Jordan T. Camp
Jordan T. Camp is Co-Director of the Racial Capitalism Working Group, Center for the Study of Social Difference, Columbia University. He is the author of Incarcerating the Crisis: Freedom Struggles and the Rise of the Neoliberal State (University of California Press, 2016); co-editor (with Christina Heatherton) of Policing the Planet: Why the Policing Crisis Led to Black Lives Matter (Verso, 2016); co-editor (with Laura Pulido) of the late Clyde Woods’ book, Development Drowned and Reborn: The Blues and Bourbon Restorations in Post-Katrina New Orleans (Univ. of Georgia Press, 2017); and co-editor (with Christina Heatherton) of Freedom Now! Struggles for the Human Right to Housing in LA and Beyond (Freedom Now Books, 2012). His work appears in venues such as American Quarterly; Antipode, Environment and Planning D: Society and Space; Eurozine; Kalfou; Race & Class; Social Justice; In the Wake of Hurricane Katrina, ed. Clyde Woods (Johns Hopkins Univ. Press, 2010); Race, Empire, and the Crisis of the Subprime, eds. Paula Chakravartty and Denise da Silva (Johns Hopkins Univ. Press, 2013); and Futures of Black Radicalism, edited by Gaye Theresa Johnson and Alex Lubin (Verso, in 2017).

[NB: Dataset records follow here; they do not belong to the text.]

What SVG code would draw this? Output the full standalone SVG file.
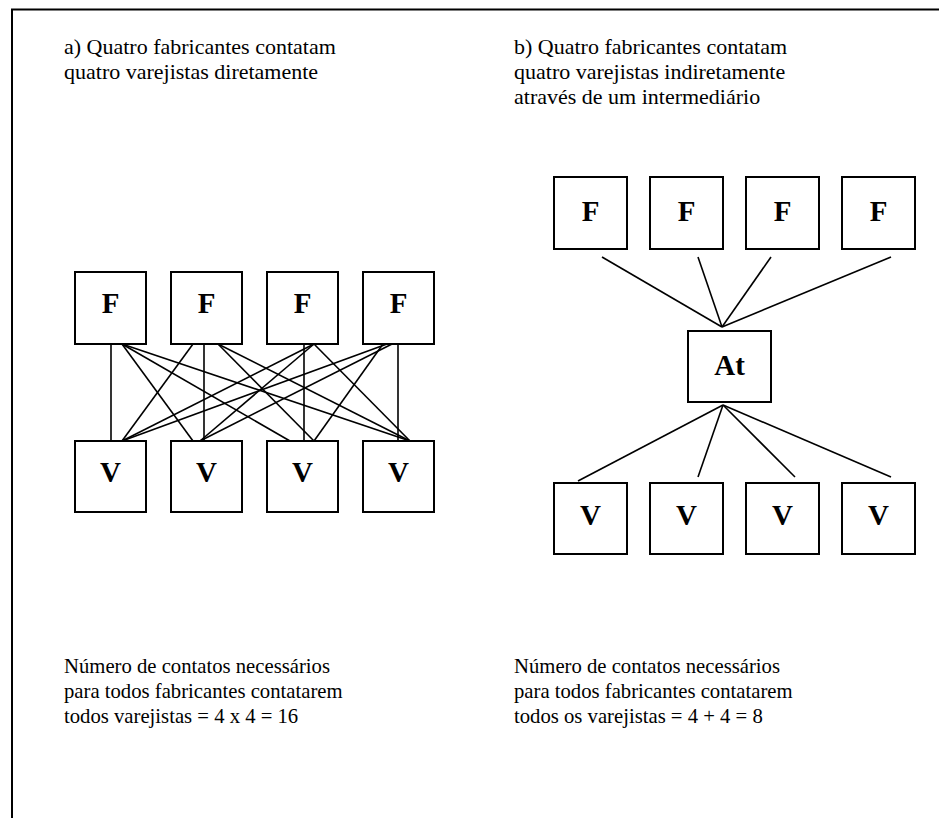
<svg xmlns="http://www.w3.org/2000/svg" width="939" height="818" viewBox="0 0 939 818">
<style>
.bx{fill:#fff;stroke:#000;stroke-width:2}
.lt{font-family:"Liberation Serif","Times New Roman",serif;font-weight:bold;font-size:29px;text-anchor:middle}
.tx{font-family:"Liberation Serif","Times New Roman",serif;font-size:22px}
.nt{font-family:"Liberation Serif","Times New Roman",serif;font-size:20.7px}
.cn line{stroke:#000;stroke-width:1.6}
</style>
<rect width="939" height="818" fill="#fff"/>
<path d="M12 818 V9.5 H939" fill="none" stroke="#000" stroke-width="2"/>
<g id="title-a" class="tx"><text x="64" y="54">a) Quatro fabricantes contatam</text><text x="64" y="79">quatro varejistas diretamente</text></g>
<g id="title-b" class="tx"><text x="514" y="54">b) Quatro fabricantes contatam</text><text x="514" y="79">quatro varejistas indiretamente</text><text x="514" y="104">através de um intermediário</text></g>
<g id="note-a" class="nt"><text x="64" y="673">Número de contatos necessários</text><text x="64" y="698">para todos fabricantes contatarem</text><text x="64" y="723">todos varejistas = 4 x 4 = 16</text></g>
<g id="note-b" class="nt"><text x="514" y="673">Número de contatos necessários</text><text x="514" y="698">para todos fabricantes contatarem</text><text x="514" y="723">todos os varejistas = 4 + 4 = 8</text></g>
<g id="connectors-a" class="cn">
<line x1="111" y1="344" x2="111" y2="441"/>
<line x1="204" y1="344" x2="204" y2="441"/>
<line x1="304" y1="344" x2="304" y2="441"/>
<line x1="398" y1="344" x2="398" y2="441"/>
<line x1="122" y1="344" x2="193" y2="441"/>
<line x1="122" y1="344" x2="290" y2="441"/>
<line x1="122" y1="344" x2="410" y2="441"/>
<line x1="193" y1="344" x2="122" y2="441"/>
<line x1="218" y1="344" x2="314" y2="441"/>
<line x1="218" y1="344" x2="410" y2="441"/>
<line x1="314" y1="344" x2="122" y2="441"/>
<line x1="314" y1="344" x2="200" y2="441"/>
<line x1="314" y1="344" x2="410" y2="441"/>
<line x1="387" y1="344" x2="122" y2="441"/>
<line x1="392" y1="344" x2="200" y2="441"/>
<line x1="383" y1="344" x2="314" y2="441"/>
</g>
<g id="connectors-b" class="cn">
<line x1="602" y1="257" x2="722" y2="327"/>
<line x1="698" y1="257" x2="722" y2="327"/>
<line x1="771" y1="257" x2="722" y2="327"/>
<line x1="891" y1="257" x2="722" y2="327"/>
<line x1="723" y1="405" x2="578" y2="481"/>
<line x1="723" y1="405" x2="698" y2="477"/>
<line x1="723" y1="405" x2="795" y2="477"/>
<line x1="723" y1="405" x2="891" y2="477"/>
</g>
<g id="a-F1"><rect class="bx" x="75" y="272" width="71" height="72"/><text class="lt" x="110.5" y="313">F</text></g>
<g id="a-F2"><rect class="bx" x="171" y="272" width="71" height="72"/><text class="lt" x="206.5" y="313">F</text></g>
<g id="a-F3"><rect class="bx" x="267" y="272" width="71" height="72"/><text class="lt" x="302.5" y="313">F</text></g>
<g id="a-F4"><rect class="bx" x="363" y="272" width="71" height="72"/><text class="lt" x="398.5" y="313">F</text></g>
<g id="a-V1"><rect class="bx" x="75" y="441" width="71" height="71"/><text class="lt" x="110.5" y="482">V</text></g>
<g id="a-V2"><rect class="bx" x="171" y="441" width="71" height="71"/><text class="lt" x="206.5" y="482">V</text></g>
<g id="a-V3"><rect class="bx" x="267" y="441" width="71" height="71"/><text class="lt" x="302.5" y="482">V</text></g>
<g id="a-V4"><rect class="bx" x="363" y="441" width="71" height="71"/><text class="lt" x="398.5" y="482">V</text></g>
<g id="b-F1"><rect class="bx" x="554" y="177" width="73" height="72"/><text class="lt" x="590.5" y="221">F</text></g>
<g id="b-F2"><rect class="bx" x="650" y="177" width="73" height="72"/><text class="lt" x="686.5" y="221">F</text></g>
<g id="b-F3"><rect class="bx" x="746" y="177" width="73" height="72"/><text class="lt" x="782.5" y="221">F</text></g>
<g id="b-F4"><rect class="bx" x="842" y="177" width="73" height="72"/><text class="lt" x="878.5" y="221">F</text></g>
<g id="b-At"><rect class="bx" x="688" y="331" width="83" height="71"/><text class="lt" x="729.5" y="375">At</text></g>
<g id="b-V1"><rect class="bx" x="554" y="483" width="73" height="71"/><text class="lt" x="590.5" y="525">V</text></g>
<g id="b-V2"><rect class="bx" x="650" y="483" width="73" height="71"/><text class="lt" x="686.5" y="525">V</text></g>
<g id="b-V3"><rect class="bx" x="746" y="483" width="73" height="71"/><text class="lt" x="782.5" y="525">V</text></g>
<g id="b-V4"><rect class="bx" x="842" y="483" width="73" height="71"/><text class="lt" x="878.5" y="525">V</text></g>
</svg>
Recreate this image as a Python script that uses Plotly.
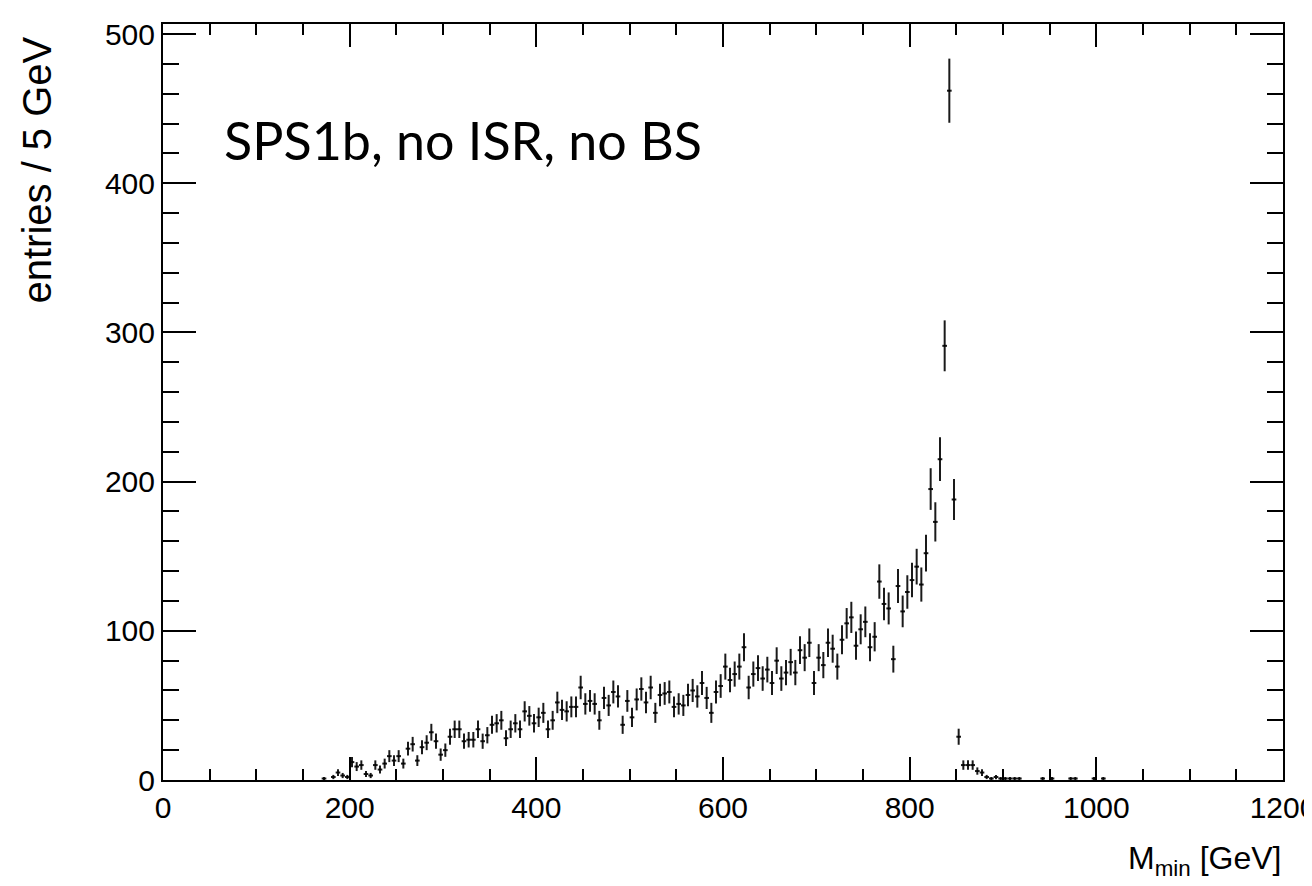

He is currently co-editing David Harvey’s, The Anti-Capitalist Chronicles (with Chris Caruso), completing the monograph, The Long Vendetta: Counterinsurgency and the Survival of Capitalism, among other new projects.
Collected Work
Policing the Planet: Why the Policing Crisis Led to Black Lives Matter
Combining firsthand accounts from activists with the research of scholars and reflections from artists, Policing the Planet traces the global spread of the broken-windows policing strategy, first established in New York City under Police Commissioner William Bratton. It’s a doctrine that has vastly broadened police power the world over—to deadly effect. With contributions from #BlackLivesMatter cofounder Patrisse Cullors, Ferguson activist and Law Professor Justin Hansford, Director of New York–based Communities United for Police Reform Joo-Hyun Kang, poet Martín Espada, and journalist Anjali Kamat, as well as articles from leading scholars Ruth Wilson Gilmore, Robin D. G. Kelley, Naomi Murakawa, Vijay Prashad, and more, Policing the Planet describes ongoing struggles from New York to Baltimore to Los Angeles, London, San Juan, San Salvador, and beyond.